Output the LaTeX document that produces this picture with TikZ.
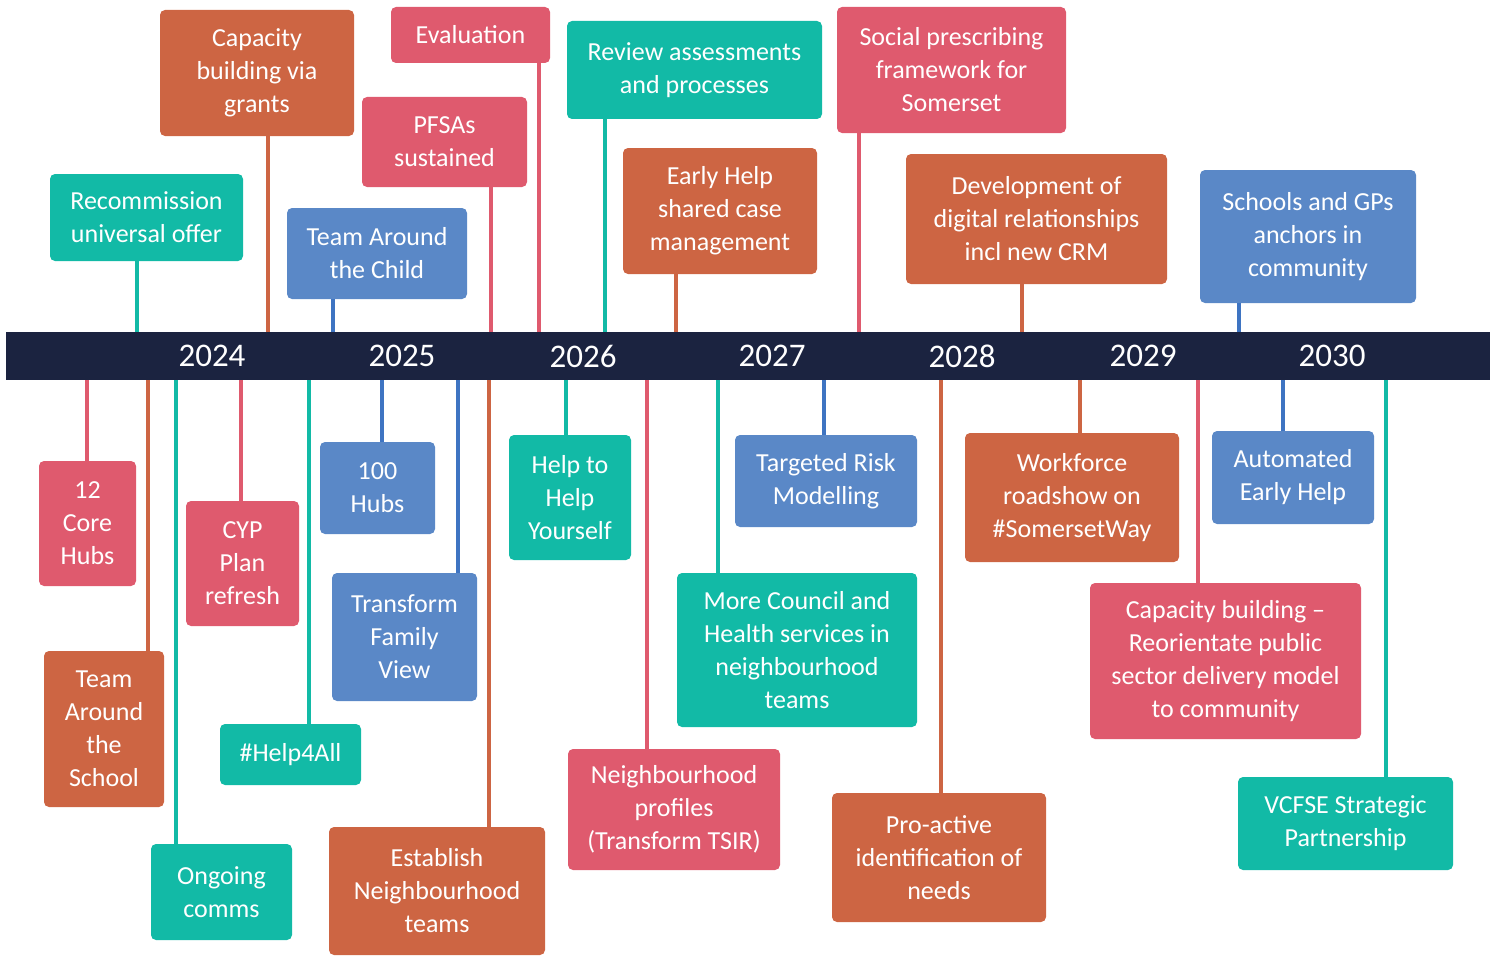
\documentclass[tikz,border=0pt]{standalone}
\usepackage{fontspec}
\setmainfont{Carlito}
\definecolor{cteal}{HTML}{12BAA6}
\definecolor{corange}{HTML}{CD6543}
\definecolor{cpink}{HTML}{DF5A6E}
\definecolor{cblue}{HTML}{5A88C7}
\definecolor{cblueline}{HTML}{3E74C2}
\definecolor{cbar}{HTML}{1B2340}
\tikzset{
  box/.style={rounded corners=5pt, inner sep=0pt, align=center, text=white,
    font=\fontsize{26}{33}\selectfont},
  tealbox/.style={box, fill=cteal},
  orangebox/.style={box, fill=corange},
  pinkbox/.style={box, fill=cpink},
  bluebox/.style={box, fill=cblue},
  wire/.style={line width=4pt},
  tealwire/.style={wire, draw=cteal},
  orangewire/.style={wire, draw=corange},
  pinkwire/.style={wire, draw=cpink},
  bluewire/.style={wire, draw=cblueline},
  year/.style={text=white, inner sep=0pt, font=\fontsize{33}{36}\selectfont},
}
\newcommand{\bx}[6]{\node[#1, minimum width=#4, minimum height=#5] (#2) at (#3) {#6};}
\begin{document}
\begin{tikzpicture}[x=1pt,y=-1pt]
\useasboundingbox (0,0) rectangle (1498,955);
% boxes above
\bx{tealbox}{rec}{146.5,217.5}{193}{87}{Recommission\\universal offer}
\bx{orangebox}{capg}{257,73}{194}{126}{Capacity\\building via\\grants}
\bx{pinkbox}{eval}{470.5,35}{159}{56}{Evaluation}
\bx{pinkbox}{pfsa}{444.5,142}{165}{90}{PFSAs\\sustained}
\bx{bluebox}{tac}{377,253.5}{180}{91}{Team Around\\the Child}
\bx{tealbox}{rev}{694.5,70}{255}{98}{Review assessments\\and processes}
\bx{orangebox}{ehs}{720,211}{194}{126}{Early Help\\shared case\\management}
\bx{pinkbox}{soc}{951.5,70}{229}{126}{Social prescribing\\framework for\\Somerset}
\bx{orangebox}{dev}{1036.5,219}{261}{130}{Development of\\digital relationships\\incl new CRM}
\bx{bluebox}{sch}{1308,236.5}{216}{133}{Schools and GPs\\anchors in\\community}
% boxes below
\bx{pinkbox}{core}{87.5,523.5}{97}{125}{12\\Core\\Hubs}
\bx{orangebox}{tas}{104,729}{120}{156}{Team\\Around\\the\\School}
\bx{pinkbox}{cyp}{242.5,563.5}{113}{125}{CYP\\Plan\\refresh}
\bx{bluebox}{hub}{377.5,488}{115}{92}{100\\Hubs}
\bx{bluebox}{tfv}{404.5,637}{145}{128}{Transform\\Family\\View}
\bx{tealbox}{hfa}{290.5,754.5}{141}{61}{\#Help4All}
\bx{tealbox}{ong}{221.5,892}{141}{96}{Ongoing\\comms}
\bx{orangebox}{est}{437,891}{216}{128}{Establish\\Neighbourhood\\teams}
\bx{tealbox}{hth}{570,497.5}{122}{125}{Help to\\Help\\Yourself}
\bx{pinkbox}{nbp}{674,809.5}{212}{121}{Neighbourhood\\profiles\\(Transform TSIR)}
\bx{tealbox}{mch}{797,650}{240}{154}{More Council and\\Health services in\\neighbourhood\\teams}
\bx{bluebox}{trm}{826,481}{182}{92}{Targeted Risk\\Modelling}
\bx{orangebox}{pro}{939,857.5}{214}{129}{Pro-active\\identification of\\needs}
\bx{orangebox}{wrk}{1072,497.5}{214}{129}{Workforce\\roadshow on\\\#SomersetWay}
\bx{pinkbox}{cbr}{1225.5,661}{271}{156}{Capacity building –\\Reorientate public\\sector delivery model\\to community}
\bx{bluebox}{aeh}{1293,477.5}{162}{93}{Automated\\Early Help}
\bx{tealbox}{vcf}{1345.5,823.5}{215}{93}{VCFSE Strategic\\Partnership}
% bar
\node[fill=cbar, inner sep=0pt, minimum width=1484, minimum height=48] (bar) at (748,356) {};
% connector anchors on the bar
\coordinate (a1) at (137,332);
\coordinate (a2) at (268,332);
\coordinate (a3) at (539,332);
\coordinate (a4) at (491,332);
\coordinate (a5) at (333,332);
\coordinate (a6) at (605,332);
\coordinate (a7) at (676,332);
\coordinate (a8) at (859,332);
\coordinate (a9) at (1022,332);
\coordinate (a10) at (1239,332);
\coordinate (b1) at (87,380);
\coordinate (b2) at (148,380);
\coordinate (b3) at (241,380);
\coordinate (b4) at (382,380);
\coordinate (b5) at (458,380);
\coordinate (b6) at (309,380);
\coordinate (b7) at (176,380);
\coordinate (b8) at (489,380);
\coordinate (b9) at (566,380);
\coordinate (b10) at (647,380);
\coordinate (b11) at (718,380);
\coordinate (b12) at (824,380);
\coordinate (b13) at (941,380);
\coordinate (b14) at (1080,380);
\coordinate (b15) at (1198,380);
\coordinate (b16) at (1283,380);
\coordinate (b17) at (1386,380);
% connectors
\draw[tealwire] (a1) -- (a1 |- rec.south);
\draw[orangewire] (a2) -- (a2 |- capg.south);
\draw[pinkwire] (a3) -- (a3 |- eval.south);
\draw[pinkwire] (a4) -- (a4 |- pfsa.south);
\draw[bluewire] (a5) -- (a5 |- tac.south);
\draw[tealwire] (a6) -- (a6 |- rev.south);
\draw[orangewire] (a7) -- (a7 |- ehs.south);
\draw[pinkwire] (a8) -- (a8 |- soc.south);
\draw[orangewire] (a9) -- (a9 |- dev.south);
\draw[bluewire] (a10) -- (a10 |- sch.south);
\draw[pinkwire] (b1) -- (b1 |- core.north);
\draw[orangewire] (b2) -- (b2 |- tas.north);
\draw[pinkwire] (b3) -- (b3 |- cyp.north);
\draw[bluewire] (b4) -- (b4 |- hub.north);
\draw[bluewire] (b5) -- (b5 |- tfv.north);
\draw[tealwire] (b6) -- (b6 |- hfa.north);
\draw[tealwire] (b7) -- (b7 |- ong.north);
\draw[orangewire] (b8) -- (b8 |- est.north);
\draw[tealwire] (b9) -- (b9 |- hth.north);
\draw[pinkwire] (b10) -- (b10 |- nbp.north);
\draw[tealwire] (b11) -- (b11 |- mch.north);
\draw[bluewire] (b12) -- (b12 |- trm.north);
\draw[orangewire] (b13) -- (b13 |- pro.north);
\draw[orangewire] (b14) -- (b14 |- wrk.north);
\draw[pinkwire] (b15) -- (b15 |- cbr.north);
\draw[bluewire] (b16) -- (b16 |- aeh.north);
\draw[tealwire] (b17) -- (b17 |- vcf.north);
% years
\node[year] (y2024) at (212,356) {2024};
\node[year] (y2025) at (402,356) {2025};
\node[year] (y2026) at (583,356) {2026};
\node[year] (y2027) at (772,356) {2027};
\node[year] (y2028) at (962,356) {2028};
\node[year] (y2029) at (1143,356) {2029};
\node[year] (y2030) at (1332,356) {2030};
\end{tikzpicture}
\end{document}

-.-.-

• **Problem statement**
Repeat the material above verbatim. Leave the pictures behind.

• **Result of the task**
Output the LaTeX document that produces this picture with TikZ.
\documentclass[tikz,border=0pt]{standalone}
\usepackage{fontspec}
\setmainfont{Carlito}
\definecolor{cteal}{HTML}{12BAA6}
\definecolor{corange}{HTML}{CD6543}
\definecolor{cpink}{HTML}{DF5A6E}
\definecolor{cblue}{HTML}{5A88C7}
\definecolor{cblueline}{HTML}{3E74C2}
\definecolor{cbar}{HTML}{1B2340}
\tikzset{
  box/.style={rounded corners=5pt, inner sep=0pt, align=center, text=white,
    font=\fontsize{26}{33}\selectfont},
  tealbox/.style={box, fill=cteal},
  orangebox/.style={box, fill=corange},
  pinkbox/.style={box, fill=cpink},
  bluebox/.style={box, fill=cblue},
  wire/.style={line width=4pt},
  tealwire/.style={wire, draw=cteal},
  orangewire/.style={wire, draw=corange},
  pinkwire/.style={wire, draw=cpink},
  bluewire/.style={wire, draw=cblueline},
  year/.style={text=white, inner sep=0pt, font=\fontsize{33}{36}\selectfont},
}
\newcommand{\bx}[6]{\node[#1, minimum width=#4, minimum height=#5] (#2) at (#3) {#6};}
\begin{document}
\begin{tikzpicture}[x=1pt,y=-1pt]
\useasboundingbox (0,0) rectangle (1498,955);
% boxes above
\bx{tealbox}{rec}{146.5,217.5}{193}{87}{Recommission\\universal offer}
\bx{orangebox}{capg}{257,73}{194}{126}{Capacity\\building via\\grants}
\bx{pinkbox}{eval}{470.5,35}{159}{56}{Evaluation}
\bx{pinkbox}{pfsa}{444.5,142}{165}{90}{PFSAs\\sustained}
\bx{bluebox}{tac}{377,253.5}{180}{91}{Team Around\\the Child}
\bx{tealbox}{rev}{694.5,70}{255}{98}{Review assessments\\and processes}
\bx{orangebox}{ehs}{720,211}{194}{126}{Early Help\\shared case\\management}
\bx{pinkbox}{soc}{951.5,70}{229}{126}{Social prescribing\\framework for\\Somerset}
\bx{orangebox}{dev}{1036.5,219}{261}{130}{Development of\\digital relationships\\incl new CRM}
\bx{bluebox}{sch}{1308,236.5}{216}{133}{Schools and GPs\\anchors in\\community}
% boxes below
\bx{pinkbox}{core}{87.5,523.5}{97}{125}{12\\Core\\Hubs}
\bx{orangebox}{tas}{104,729}{120}{156}{Team\\Around\\the\\School}
\bx{pinkbox}{cyp}{242.5,563.5}{113}{125}{CYP\\Plan\\refresh}
\bx{bluebox}{hub}{377.5,488}{115}{92}{100\\Hubs}
\bx{bluebox}{tfv}{404.5,637}{145}{128}{Transform\\Family\\View}
\bx{tealbox}{hfa}{290.5,754.5}{141}{61}{\#Help4All}
\bx{tealbox}{ong}{221.5,892}{141}{96}{Ongoing\\comms}
\bx{orangebox}{est}{437,891}{216}{128}{Establish\\Neighbourhood\\teams}
\bx{tealbox}{hth}{570,497.5}{122}{125}{Help to\\Help\\Yourself}
\bx{pinkbox}{nbp}{674,809.5}{212}{121}{Neighbourhood\\profiles\\(Transform TSIR)}
\bx{tealbox}{mch}{797,650}{240}{154}{More Council and\\Health services in\\neighbourhood\\teams}
\bx{bluebox}{trm}{826,481}{182}{92}{Targeted Risk\\Modelling}
\bx{orangebox}{pro}{939,857.5}{214}{129}{Pro-active\\identification of\\needs}
\bx{orangebox}{wrk}{1072,497.5}{214}{129}{Workforce\\roadshow on\\\#SomersetWay}
\bx{pinkbox}{cbr}{1225.5,661}{271}{156}{Capacity building –\\Reorientate public\\sector delivery model\\to community}
\bx{bluebox}{aeh}{1293,477.5}{162}{93}{Automated\\Early Help}
\bx{tealbox}{vcf}{1345.5,823.5}{215}{93}{VCFSE Strategic\\Partnership}
% bar
\node[fill=cbar, inner sep=0pt, minimum width=1484, minimum height=48] (bar) at (748,356) {};
% connector anchors on the bar
\coordinate (a1) at (137,332);
\coordinate (a2) at (268,332);
\coordinate (a3) at (539,332);
\coordinate (a4) at (491,332);
\coordinate (a5) at (333,332);
\coordinate (a6) at (605,332);
\coordinate (a7) at (676,332);
\coordinate (a8) at (859,332);
\coordinate (a9) at (1022,332);
\coordinate (a10) at (1239,332);
\coordinate (b1) at (87,380);
\coordinate (b2) at (148,380);
\coordinate (b3) at (241,380);
\coordinate (b4) at (382,380);
\coordinate (b5) at (458,380);
\coordinate (b6) at (309,380);
\coordinate (b7) at (176,380);
\coordinate (b8) at (489,380);
\coordinate (b9) at (566,380);
\coordinate (b10) at (647,380);
\coordinate (b11) at (718,380);
\coordinate (b12) at (824,380);
\coordinate (b13) at (941,380);
\coordinate (b14) at (1080,380);
\coordinate (b15) at (1198,380);
\coordinate (b16) at (1283,380);
\coordinate (b17) at (1386,380);
% connectors
\draw[tealwire] (a1) -- (a1 |- rec.south);
\draw[orangewire] (a2) -- (a2 |- capg.south);
\draw[pinkwire] (a3) -- (a3 |- eval.south);
\draw[pinkwire] (a4) -- (a4 |- pfsa.south);
\draw[bluewire] (a5) -- (a5 |- tac.south);
\draw[tealwire] (a6) -- (a6 |- rev.south);
\draw[orangewire] (a7) -- (a7 |- ehs.south);
\draw[pinkwire] (a8) -- (a8 |- soc.south);
\draw[orangewire] (a9) -- (a9 |- dev.south);
\draw[bluewire] (a10) -- (a10 |- sch.south);
\draw[pinkwire] (b1) -- (b1 |- core.north);
\draw[orangewire] (b2) -- (b2 |- tas.north);
\draw[pinkwire] (b3) -- (b3 |- cyp.north);
\draw[bluewire] (b4) -- (b4 |- hub.north);
\draw[bluewire] (b5) -- (b5 |- tfv.north);
\draw[tealwire] (b6) -- (b6 |- hfa.north);
\draw[tealwire] (b7) -- (b7 |- ong.north);
\draw[orangewire] (b8) -- (b8 |- est.north);
\draw[tealwire] (b9) -- (b9 |- hth.north);
\draw[pinkwire] (b10) -- (b10 |- nbp.north);
\draw[tealwire] (b11) -- (b11 |- mch.north);
\draw[bluewire] (b12) -- (b12 |- trm.north);
\draw[orangewire] (b13) -- (b13 |- pro.north);
\draw[orangewire] (b14) -- (b14 |- wrk.north);
\draw[pinkwire] (b15) -- (b15 |- cbr.north);
\draw[bluewire] (b16) -- (b16 |- aeh.north);
\draw[tealwire] (b17) -- (b17 |- vcf.north);
% years
\node[year] (y2024) at (212,356) {2024};
\node[year] (y2025) at (402,356) {2025};
\node[year] (y2026) at (583,356) {2026};
\node[year] (y2027) at (772,356) {2027};
\node[year] (y2028) at (962,356) {2028};
\node[year] (y2029) at (1143,356) {2029};
\node[year] (y2030) at (1332,356) {2030};
\end{tikzpicture}
\end{document}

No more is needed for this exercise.